Section 18. Residential ad valorem tax limits; limit on increase in values; definitions
(1) The maximum amount of ad valorem taxes that may be collected from residential property in any tax year shall not exceed one per cent of the property’s full cash value as limited by this section.
(2) The limitation provided in subsection (1) does not apply to:
(a) Ad valorem taxes or special assessments levied to pay the principal of and interest and redemption charges on bonded indebtedness or other lawful long-term obligations issued or incurred for a specific purpose.
(b) Ad valorem taxes or assessments levied by or for property improvement assessment districts, improvement districts and other special purpose districts other than counties, cities, towns, school districts and community college districts.
(c) Ad valorem taxes levied pursuant to an election to exceed a budget, expenditure or tax limitation.
(3) Except as otherwise provided by subsections (5), (6) and (7) of this section:
(a) Through tax year 2014, the value of real property and improvements and the value of mobile homes used for all ad valorem taxes except those specified in subsection (2) shall be the lesser of the full cash value of the property or an amount ten per cent greater than the value of property determined pursuant to this subsection for the prior year or an amount equal to the value of property determined pursuant to this subsection for the prior year plus one-fourth of the difference between such value and the full cash value of the property for current tax year, whichever is greater.
(b) For the purposes of taxes levied beginning in tax year 2015, the value of real property and improvements, including mobile homes, used for all ad valorem taxes shall be the lesser of the full cash value of the property or an amount five per cent greater than the value of property determined pursuant to this subsection for the prior year.
(4) The legislature shall by law provide a method of determining the value, subject to the provisions of subsection (3), of new property.
(5) The limitation on increases in the value of property prescribed in subsection (3) does not apply to equalization orders that the legislature specifically exempts by law from such limitation.
(6) Subsection (3) does not apply to:
(a) Property used in the business of patented or unpatented producing mines and the mills and the smelters operated in connection with the mines.
(b) Producing oil, gas and geothermal interests.
(c) Real property, improvements thereto and personal property used thereon used in the operation of telephone, telegraph, gas, water and electric utility companies.
(d) Aircraft that is regularly scheduled and operated by an airline company for the primary purpose of carrying persons or property for hire in interstate, intrastate or international transportation.
(e) Standing timber.
(f) Property used in the operation of pipelines.
(g) Personal property regardless of use except mobile homes.
(7) A resident of this state who is sixty-five years of age or older may apply to the county assessor for a property valuation protection option on the person’s primary residence, including not more than ten acres of undeveloped appurtenant land.
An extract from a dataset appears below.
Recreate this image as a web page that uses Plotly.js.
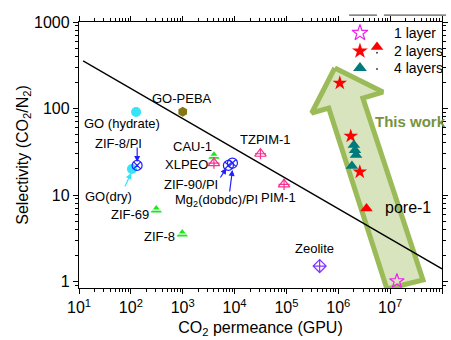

To be eligible for the property valuation protection option, the resident shall make application and furnish documentation required by the assessor on or before September 1. If the resident fails to file the application on or before September 1, the assessor shall process the application for the subsequent year. If the resident files an application with the assessor on or before September 1, the assessor shall notify the resident whether the application is accepted or denied on or before December 1. The resident may apply for a property valuation protection option after residing in the primary residence for two years. If one person owns the property, the person’s total income from all sources including nontaxable income shall not exceed four hundred per cent of the supplemental security income benefit rate established by section 1611(b)(1) of the social security act. If the property is owned by two or more persons, including a husband and wife, at least one of the owners must be sixty-five years of age or older and the owners’ combined total income from all sources including nontaxable income shall not exceed five hundred per cent of the supplemental security income benefit rate established by section 1611(b)(1) of the social security act. The assessor shall review the owner’s income qualifications on a triennial basis and shall use the owner’s average total income during the previous three years for the review. If the county assessor approves a property valuation protection option, the value of the primary residence shall remain fixed at the valuation determined pursuant to subsection (3) that is in effect during the year the property valuation protection option is filed and as long as the owner remains eligible. To remain eligible, the county assessor shall require a qualifying resident to reapply for the property valuation protection option every three years and shall send a notice of reapplication to qualifying residents six months before the three year reapplication requirement. If title to the property is conveyed to any person who does not qualify for the property valuation protection option, the property valuation protection option terminates, and the property shall revert to its current full cash value.
(8) The legislature shall provide by law a system of property taxation consistent with the provisions of this section.
(9) For the purposes of this section:
(a) “Owner” means the owner of record of the property and includes a person who owns the majority beneficial interest of a living trust.
(b) “Primary residence” means all owner occupied real property and improvements to that real property in this state that is a single family home, condominium or townhouse or an owner occupied mobile home and that is used for residential purposes.